I love the work that I do, and this presentation reminded me of just how present intrusive thoughts are and how much grieving I have to do with the fact that even if I separate from OCD clinically, it will continue to show up in my every day life. And that is pretty frustrating. A colleague of mine, Jen Cope, once shared with me that when working with clients with OCD, we have to remember the importance of compassion for how hard it is to live with those thoughts and to make space for grief. I never heard this before, and so I never had the opportunity to grieve just how much OCD takes from me. It takes away a huge chunk of my feelings of worthiness. I may know how to validate myself and self-soothe, but I rarely get to revel in the feelings of doing something I feel good about. That is grief. Therapy can teach me how to ground myself and check the facts, it can allow me to address and tone down the noise of intrusive thoughts, but it doesn’t (or hasn’t thus far) allowed me to just feel good for a long collection of moments.
I heard every good thing I needed to hear. I began to believe for just a few moments that I may have been okay, that maybe those really beautiful and deep words might allow for me to really experience some of the deep calm and knowing others talk about. But just a few hours later, as I tried to sink into that grace and connection, I found myself in the same loop:
“I should have left on a good note, with everyone thinking positively of me. But I let my guard down too much and allowed myself to feel like I could be myself, and now they are left annoyed, with a bad taste in their mouth.”
“That was really good and sweet to hear. It wasn’t superficial, it was such honest response and reassuring.
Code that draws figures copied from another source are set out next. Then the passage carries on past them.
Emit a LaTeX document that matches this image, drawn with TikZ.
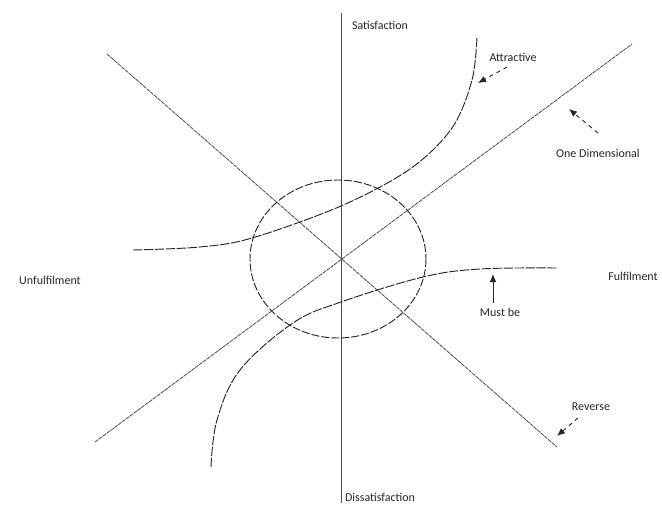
\documentclass[tikz,border=0pt]{standalone}
\usepackage{fontspec}
\setmainfont{Carlito}
\usetikzlibrary{arrows.meta}

\begin{document}
\begin{tikzpicture}[
    x=0.75pt, y=-0.75pt,
    >={Latex[length=6pt,width=5pt]},
    every node/.style={font=\fontsize{9}{10}\selectfont, text=black!85, inner sep=1pt},
    axisline/.style={draw=black!70, line width=0.7pt},
    diagline/.style={draw=black!70, line width=0.6pt, dash pattern=on 3pt off 0.6pt},
    curveline/.style={draw=black!85, line width=0.7pt, dash pattern=on 7pt off 1.2pt},
    pointer/.style={->, draw=black!85, line width=0.7pt},
]
\useasboundingbox (0,0) rectangle (662,511);

% Axis labels
\node (sat) at (380,25) {Satisfaction};
\node (dissat) at (380,497) {Dissatisfaction};
\node (unful) at (50,280) {Unfulfilment};
\node (ful) at (633,276) {Fulfilment};

% Vertical axis
\coordinate (axtop) at (341,13);
\coordinate (axbot) at (341,503);
\draw[axisline] (axtop) -- (axbot);

% Diagonals
\coordinate (revA) at (107,54);
\coordinate (revB) at (557,447);
\draw[diagline] (revA) -- (revB);
\coordinate (oneA) at (95,442);
\coordinate (oneB) at (632,44);
\draw[diagline] (oneA) -- (oneB);

% Circle
\draw[curveline, dash pattern=on 6pt off 1.5pt] (338,259) ellipse [x radius=88, y radius=79];

% Attractive curve
\draw[curveline] plot[smooth, tension=0.55] coordinates {(133,250) (200,247) (252,238) (341,206) (410,169) (452,128) (472,80) (477,37)};

% Must be curve
\draw[curveline] plot[smooth, tension=0.6] coordinates {(211,467) (217,420) (240,370) (293,323) (341,302) (423,277) (480,269) (557,268)};

% Curve labels with arrows
\node (attr) at (513,57) {Attractive};
\coordinate (attrtail) at (507,67);
\coordinate (attrtip) at (478,83);
\draw[pointer, dashed] (attrtail) -- (attrtip);

\node (onedim) at (598,153) {One Dimensional};
\coordinate (onetail) at (598,133);
\coordinate (onetip) at (569,109);
\draw[pointer, dashed] (onetail) -- (onetip);

\node (must) at (500,312) {Must be};
\coordinate (musttip) at (493,274);
\draw[pointer] (must.north -| musttip) ++(0,-3) -- (musttip);

\node (rev) at (591,407) {Reverse};
\coordinate (revtail) at (578,418);
\coordinate (revtip) at (557,436);
\draw[pointer, dashed] (revtail) -- (revtip);

\end{tikzpicture}
\end{document}
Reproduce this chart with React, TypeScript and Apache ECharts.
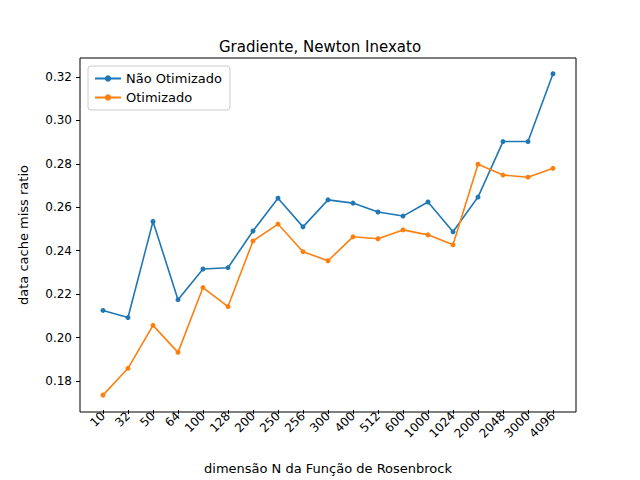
import React, { useEffect, useRef } from "react";
import * as echarts from "echarts";

const categories = ["10","32","50","64","100","128","200","250","256","300","400","512","600","1000","1024","2000","2048","3000","4096"];
const naoOtimizado = [0.2118,0.2085,0.253,0.2168,0.231,0.2316,0.2486,0.2638,0.2505,0.263,0.2615,0.2574,0.2555,0.262,0.2482,0.2643,0.290,0.290,0.3214];
const otimizado = [0.1726,0.185,0.2049,0.1924,0.2224,0.2136,0.244,0.2518,0.239,0.2348,0.2459,0.245,0.2491,0.2468,0.2422,0.2795,0.2745,0.2735,0.2776];
const yTicks = [0.18,0.2,0.22,0.24,0.26,0.28,0.3,0.32];

const YMIN = 0.1657, YMAX = 0.3287;
const font = "DejaVu Sans";

export default function App() {
  const ref = useRef<HTMLDivElement>(null);
  useEffect(() => {
    const chart = echarts.init(ref.current!, null, { renderer: "svg" });
    chart.setOption({
      animation: false,
      textStyle: { fontFamily: font },
      title: { text: "Gradiente, Newton Inexato", left: "center", top: 34, textStyle: { fontFamily: font, fontSize: 15, fontWeight: "normal", color: "#000" } },
      legend: {
        orient: "vertical", left: 88, top: 66, padding: [6, 8, 6, 6], itemGap: 6,
        borderColor: "#ccc", borderWidth: 1, borderRadius: 3, backgroundColor: "#fff",
        itemWidth: 26, itemHeight: 8,
        textStyle: { fontFamily: font, fontSize: 13, color: "#000" },
        data: ["Não Otimizado", "Otimizado"],
      },
      grid: [
        { left: 80, right: 64, top: 58, bottom: 68, show: true, borderColor: "#000", borderWidth: 1, backgroundColor: "transparent" },
        { left: 103, right: 87, top: 58, bottom: 68 },
      ],
      xAxis: [
        { type: "value", gridIndex: 0, min: 0, max: 1, show: false },
        {
          type: "category", gridIndex: 1, data: categories, boundaryGap: false,
          axisLine: { show: false },
          axisTick: { show: true, inside: false, length: 4, alignWithLabel: true, lineStyle: { color: "#000" } },
          axisLabel: { rotate: 45, fontSize: 12, color: "#000", fontFamily: font, interval: 0, margin: 4 },
          splitLine: { show: false },
          name: "dimensão N da Função de Rosenbrock", nameLocation: "middle", nameGap: 52,
          nameTextStyle: { fontSize: 13, color: "#000", fontFamily: font },
        },
      ],
      yAxis: [
        {
          type: "value", gridIndex: 0, min: YMIN, max: YMAX,
          axisLine: { show: false },
          axisTick: { show: true, length: 4, lineStyle: { color: "#000" }, customValues: yTicks },
          axisLabel: { fontSize: 12, color: "#000", fontFamily: font, customValues: yTicks, formatter: (v: number) => v.toFixed(2) },
          splitLine: { show: false },
          name: "data cache miss ratio", nameLocation: "middle", nameGap: 50,
          nameTextStyle: { fontSize: 13, color: "#000", fontFamily: font },
        },
        { type: "value", gridIndex: 1, min: YMIN, max: YMAX, show: false },
      ],
      series: [
        { name: "Não Otimizado", type: "line", xAxisIndex: 1, yAxisIndex: 1, data: naoOtimizado, color: "#1f77b4", symbol: "circle", symbolSize: 5, lineStyle: { width: 1.6 } },
        { name: "Otimizado", type: "line", xAxisIndex: 1, yAxisIndex: 1, data: otimizado, color: "#ff7f0e", symbol: "circle", symbolSize: 5, lineStyle: { width: 1.6 } },
      ],
    });
    return () => chart.dispose();
  }, []);
  return <div ref={ref} style={{ position: "absolute", left: 0, top: 0, width: 640, height: 480 }} />;
}
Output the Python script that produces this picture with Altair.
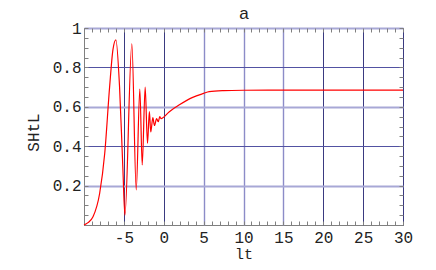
import altair as alt
import pandas as pd

# curve
t = [-10, -9.5, -8.87, -8.04, -7.4, -6.79, -6.37, -6.0, -5.54, -5.12, -4.87,
     -4.0, -3.45, -3.0, -2.7, -2.33, -2.04, -1.8, -1.63, -1.37, -1.16, -0.9,
     -0.68, -0.5, -0.35, 0.7, 1.96, 3.63, 5.0, 5.7, 7.5, 10, 15, 20, 25, 30]
s = [0.0, 0.012, 0.042, 0.16, 0.364, 0.70, 0.89, 0.94, 0.70, 0.28, 0.05,
     0.92, 0.178, 0.69, 0.305, 0.70, 0.415, 0.575, 0.472, 0.545, 0.505, 0.54,
     0.524, 0.55, 0.54, 0.575, 0.61, 0.648, 0.668, 0.677, 0.682, 0.684, 0.685, 0.685, 0.685, 0.685]

x_ticks = [-5, 0, 5, 10, 15, 20, 25, 30]
y_ticks = [0.2, 0.4, 0.6, 0.8, 1]
x_minor = list(range(-10, 31))
y_minor = [i / 20 for i in range(21)]
chart_title = "a"

df = pd.DataFrame({"t": t, "s": s})

xscale = alt.Scale(domain=[-10, 30], nice=False, zero=False)
yscale = alt.Scale(domain=[0, 1], nice=False)

MONO = "Liberation Mono"
FRAME = "#808080"

x_dark = "datum.value <= 0 || datum.value >= 20"
y_dark = "abs(datum.value - 0.4) < 0.01 || abs(datum.value - 0.8) < 0.01"


def layer(xaxis, yaxis, visible):
    return alt.Chart(df).mark_line(
        color="#ff0000", strokeWidth=1.2, interpolate="monotone",
        opacity=1 if visible else 0
    ).encode(
        x=alt.X("t:Q", scale=xscale, axis=xaxis),
        y=alt.Y("s:Q", scale=yscale, axis=yaxis),
    )


main = layer(
    alt.Axis(values=x_ticks, title="lt", grid=True,
             gridColor={"condition": {"test": x_dark, "value": "#3a3a80"}, "value": "#8c8cc8"},
             gridWidth={"condition": {"test": x_dark, "value": 1}, "value": 1.4},
             ticks=False, domain=False, labelFont=MONO, labelFontSize=16,
             labelColor="#222", labelPadding=4, labelExpr="'' + datum.value",
             labelFlush=False, labelOverlap=False,
             titleFont=MONO, titleFontSize=15, titleFontWeight="normal",
             titleColor="#222", titleY=33, titleBaseline="alphabetic"),
    alt.Axis(values=y_ticks, title="SHtL", grid=True,
             gridColor={"condition": {"test": y_dark, "value": "#5252a2"}, "value": "#a8a8d6"},
             gridWidth={"condition": {"test": y_dark, "value": 1}, "value": 2},
             ticks=False, domain=False, labelFont=MONO, labelFontSize=16,
             labelColor="#222", labelPadding=3, labelFlush=False, labelOverlap=False,
             labelExpr="datum.value == 1 ? '1' : format(datum.value, '.1f')",
             titleFont=MONO, titleFontSize=16, titleFontWeight="normal",
             titleColor="#222", titleX=-46, titleY=104, titleAngle=-90,
             titleAlign="center", titleBaseline="alphabetic"),
    True,
)

minor_bl = layer(
    alt.Axis(values=x_minor, title=None, orient="bottom", offset=-4, tickSize=4,
             tickColor=FRAME, labels=False, grid=False, domain=False),
    alt.Axis(values=y_minor, title=None, orient="left", offset=-4, tickSize=4,
             tickColor=FRAME, labels=False, grid=False, domain=False),
    False,
)

# the top axis also carries the chart's title text "a"
minor_tr = layer(
    alt.Axis(values=x_minor, title=chart_title, orient="top", offset=-4, tickSize=4,
             tickColor=FRAME, labels=False, grid=False, domain=False,
             titleFont="Liberation Sans", titleFontSize=17, titleFontWeight="normal",
             titleColor="#222", titleY=-14, titleBaseline="alphabetic"),
    alt.Axis(values=y_minor, title=None, orient="right", offset=-4, tickSize=4,
             tickColor=FRAME, labels=False, grid=False, domain=False),
    False,
)

chart = alt.layer(main, minor_bl, minor_tr).resolve_axis(
    x="independent", y="independent"
).properties(
    width=319, height=197,
    autosize=alt.AutoSizeParams(type="none"),
    padding={"left": 76, "top": 20, "right": 25, "bottom": 37},
).configure_view(stroke=FRAME, strokeWidth=1)

chart.save("out.html", embed_options={"renderer": "svg", "actions": False})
But what if I get it wrong very soon; the stakes are higher now for me to be good and better.”
Thirdly, the vulnerability hangover: I feel uncomfortable having put myself out there. What if I said something that I brushed over and someone looks back and tells me it was harmful. Despite telling everyone that they can cope with hard things, how in the world am I going to cope?
It is like everything I taught comes flooding back to me — all the ways I forgot I am affected — partly because I never had the space to grieve and acknowledge the constancy of uncertainty. It is not just one exposure, although that is hard enough on its own. It’s moment by moment, one after the other, no wonder our minds are exhausted. This conference made me feel connected, but the underlying hyper-vigilance makes me feel exhausted and over-stimulated at the end.
I will not end on a note that ties things up in a neat bow. I will end on the intrusive thoughts, because that is the reality of it. I worry that when I feel safe enough to be myself, I annoy others. I scan for and anticipate the feedback I will receive: I talk over others. I don’t always have the right answers that align with my trauma-informed approach, which continues to grow as I learn more. Intrusive thoughts are overwhelming and annoying.
And compassion tells me, I did really hard things. I made bids for connection. I showed up and I feel discomfort, ready to retreat. And I wrap myself in a warm hug and stay.